Linkage analysis and haplotype information can be used to guide which samples to select for NGS. For pedigrees with locus homogeneity selection of sample(s) for NGS is based upon the entire pedigree, whereas for families with locus heterogeneity samples are selected within each pedigree subgroup predicted to segregate the same causal variant. Selecting a sample for NGS from one affected individual is usually sufficient for autosomal recessive traits when the pedigree is consanguineous; however, for autosomal dominant traits it is advisable to select samples from two or more affected individuals. The selection of DNA samples for NGS can be based upon haplotypes within a pedigree or pedigree subgroup, where it is desirable to select individual(s) with the smallest shared haplotype region. Linkage information combined with NGS and filtering can reduce the number of variants for follow-up.5, 6, 27 When there is strong evidence that a causal variant lies within a mapped region, variant selection can be easily performed even with relaxed filters (eg, occurrence in variant databases, population frequency >0.1%). On the other hand, when no causal variants are identified despite strong linkage evidence, this can give a hint that the variant may have been missed due to poor coverage by NGS or alternative strategies (eg, CNV calling) might be needed.

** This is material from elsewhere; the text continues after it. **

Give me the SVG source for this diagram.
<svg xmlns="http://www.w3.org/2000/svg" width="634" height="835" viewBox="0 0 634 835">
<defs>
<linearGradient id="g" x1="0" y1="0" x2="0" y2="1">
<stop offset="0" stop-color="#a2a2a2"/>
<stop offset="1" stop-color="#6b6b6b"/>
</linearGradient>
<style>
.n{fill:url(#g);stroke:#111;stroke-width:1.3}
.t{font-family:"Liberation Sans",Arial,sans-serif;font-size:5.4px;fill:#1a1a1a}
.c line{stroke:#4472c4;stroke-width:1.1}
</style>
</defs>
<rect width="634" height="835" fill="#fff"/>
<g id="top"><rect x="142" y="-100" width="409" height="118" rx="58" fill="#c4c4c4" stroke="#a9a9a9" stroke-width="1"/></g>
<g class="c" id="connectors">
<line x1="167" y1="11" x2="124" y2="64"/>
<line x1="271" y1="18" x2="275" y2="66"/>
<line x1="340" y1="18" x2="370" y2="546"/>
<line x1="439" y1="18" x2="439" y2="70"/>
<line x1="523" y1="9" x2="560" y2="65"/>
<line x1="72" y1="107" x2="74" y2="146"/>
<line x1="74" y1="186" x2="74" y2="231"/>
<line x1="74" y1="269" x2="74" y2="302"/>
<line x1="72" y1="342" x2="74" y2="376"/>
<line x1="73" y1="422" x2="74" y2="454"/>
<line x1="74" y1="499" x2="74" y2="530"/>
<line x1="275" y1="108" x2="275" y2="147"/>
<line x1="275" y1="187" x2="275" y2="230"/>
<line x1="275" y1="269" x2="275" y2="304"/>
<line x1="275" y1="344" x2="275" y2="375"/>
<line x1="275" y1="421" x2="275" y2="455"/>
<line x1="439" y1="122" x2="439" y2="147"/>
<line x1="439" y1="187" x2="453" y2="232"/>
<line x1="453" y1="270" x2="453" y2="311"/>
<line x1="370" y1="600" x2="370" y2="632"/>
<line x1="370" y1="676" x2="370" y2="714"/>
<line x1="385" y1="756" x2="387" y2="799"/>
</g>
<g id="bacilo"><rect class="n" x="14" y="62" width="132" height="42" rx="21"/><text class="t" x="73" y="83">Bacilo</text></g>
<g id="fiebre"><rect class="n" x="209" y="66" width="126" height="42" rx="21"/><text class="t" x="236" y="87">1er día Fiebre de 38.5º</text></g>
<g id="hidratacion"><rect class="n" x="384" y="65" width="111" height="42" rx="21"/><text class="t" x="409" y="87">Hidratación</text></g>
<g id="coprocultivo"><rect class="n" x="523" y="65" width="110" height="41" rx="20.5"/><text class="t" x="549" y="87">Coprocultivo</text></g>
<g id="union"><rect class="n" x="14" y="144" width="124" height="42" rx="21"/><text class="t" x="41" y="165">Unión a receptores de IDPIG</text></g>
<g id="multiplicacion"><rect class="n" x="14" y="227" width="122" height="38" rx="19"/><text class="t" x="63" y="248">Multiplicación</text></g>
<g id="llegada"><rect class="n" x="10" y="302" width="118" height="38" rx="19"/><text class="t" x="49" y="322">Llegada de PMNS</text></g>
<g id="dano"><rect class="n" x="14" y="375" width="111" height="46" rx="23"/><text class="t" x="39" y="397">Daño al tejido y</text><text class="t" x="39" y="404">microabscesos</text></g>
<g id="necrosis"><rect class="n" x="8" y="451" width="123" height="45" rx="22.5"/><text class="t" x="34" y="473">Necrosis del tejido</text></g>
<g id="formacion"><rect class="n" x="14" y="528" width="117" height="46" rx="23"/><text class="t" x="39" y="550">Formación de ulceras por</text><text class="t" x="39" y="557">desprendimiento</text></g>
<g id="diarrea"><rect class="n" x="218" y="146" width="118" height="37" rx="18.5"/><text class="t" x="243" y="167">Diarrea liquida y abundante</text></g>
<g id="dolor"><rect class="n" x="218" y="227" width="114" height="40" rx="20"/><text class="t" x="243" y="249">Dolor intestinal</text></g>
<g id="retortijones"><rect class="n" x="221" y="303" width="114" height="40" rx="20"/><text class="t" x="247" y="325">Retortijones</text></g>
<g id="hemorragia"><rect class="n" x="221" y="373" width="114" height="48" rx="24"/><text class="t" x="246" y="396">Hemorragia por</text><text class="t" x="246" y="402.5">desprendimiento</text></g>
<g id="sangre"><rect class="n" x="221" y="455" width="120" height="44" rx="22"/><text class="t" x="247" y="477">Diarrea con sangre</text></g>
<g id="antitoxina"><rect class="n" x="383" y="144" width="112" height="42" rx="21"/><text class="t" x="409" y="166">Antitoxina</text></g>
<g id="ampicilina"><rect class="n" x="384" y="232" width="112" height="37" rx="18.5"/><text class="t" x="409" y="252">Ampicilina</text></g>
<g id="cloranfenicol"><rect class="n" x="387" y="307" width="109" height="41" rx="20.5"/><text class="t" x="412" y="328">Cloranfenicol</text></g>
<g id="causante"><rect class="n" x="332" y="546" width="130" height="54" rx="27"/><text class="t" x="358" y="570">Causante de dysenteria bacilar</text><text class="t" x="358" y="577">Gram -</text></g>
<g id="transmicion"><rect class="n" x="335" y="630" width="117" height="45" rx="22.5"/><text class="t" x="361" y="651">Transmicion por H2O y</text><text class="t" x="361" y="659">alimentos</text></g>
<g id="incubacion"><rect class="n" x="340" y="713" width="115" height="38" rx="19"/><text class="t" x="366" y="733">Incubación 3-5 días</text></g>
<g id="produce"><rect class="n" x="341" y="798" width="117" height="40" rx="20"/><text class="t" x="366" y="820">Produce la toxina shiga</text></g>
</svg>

As the cost of NGS decreases, instead of sequencing DNA samples from a subset of family members, an affordable strategy will be to sequence all available pedigree members. Performing linkage analysis using NGS genotypes from the entire family will aid in identifying potentially causal genes/variants that segregate with disease.28, 29 The linkage analysis and homozygosity mapping approach described in this article can also be used with NGS data.

In summary, we demonstrate that linkage analysis and homozygosity mapping are still useful in the age of NGS. Although families presented here have HI, the proposed strategies discussed here and outlined in Figure 4 should be applicable to any Mendelian trait. In the presence of intra-familial locus heterogeneity, the causal variants may be identified by: (1) initial screening of genes that are known to harbor disease-causal variants; (2) use of additional clinical information that may give phenotypic clues to genetic etiology; (3) when locus heterogeneity is suspected, performing simulation and linkage analysis or homozygosity mapping for branches or subsets of individuals in order to identify individuals most likely to share the same disease-causal variant; (4) using linkage and haplotype information to select DNA samples from affected individuals for NGS; and (5) considering locus heterogeneity when evaluating co-segregation of variant with phenotype within the family. We have shown that occurrence of intra-familial locus heterogeneity, including intra-sibship heterogeneity, is not rare and that taking intra-familial locus heterogeneity into account while analyzing pedigree data can increase the success rate in the identification of causal variants for Mendelian traits. Although we have concentrated on demonstrating the presence of locus heterogeneity in pedigrees segregating Mendelian disease, this problem is not unique to Mendelian traits but also occurs in families segregating complex traits particularly in those with bilineal inheritance.

Figure 4
figure 4

Workflow for identification of causal variants in families with Mendelian traits.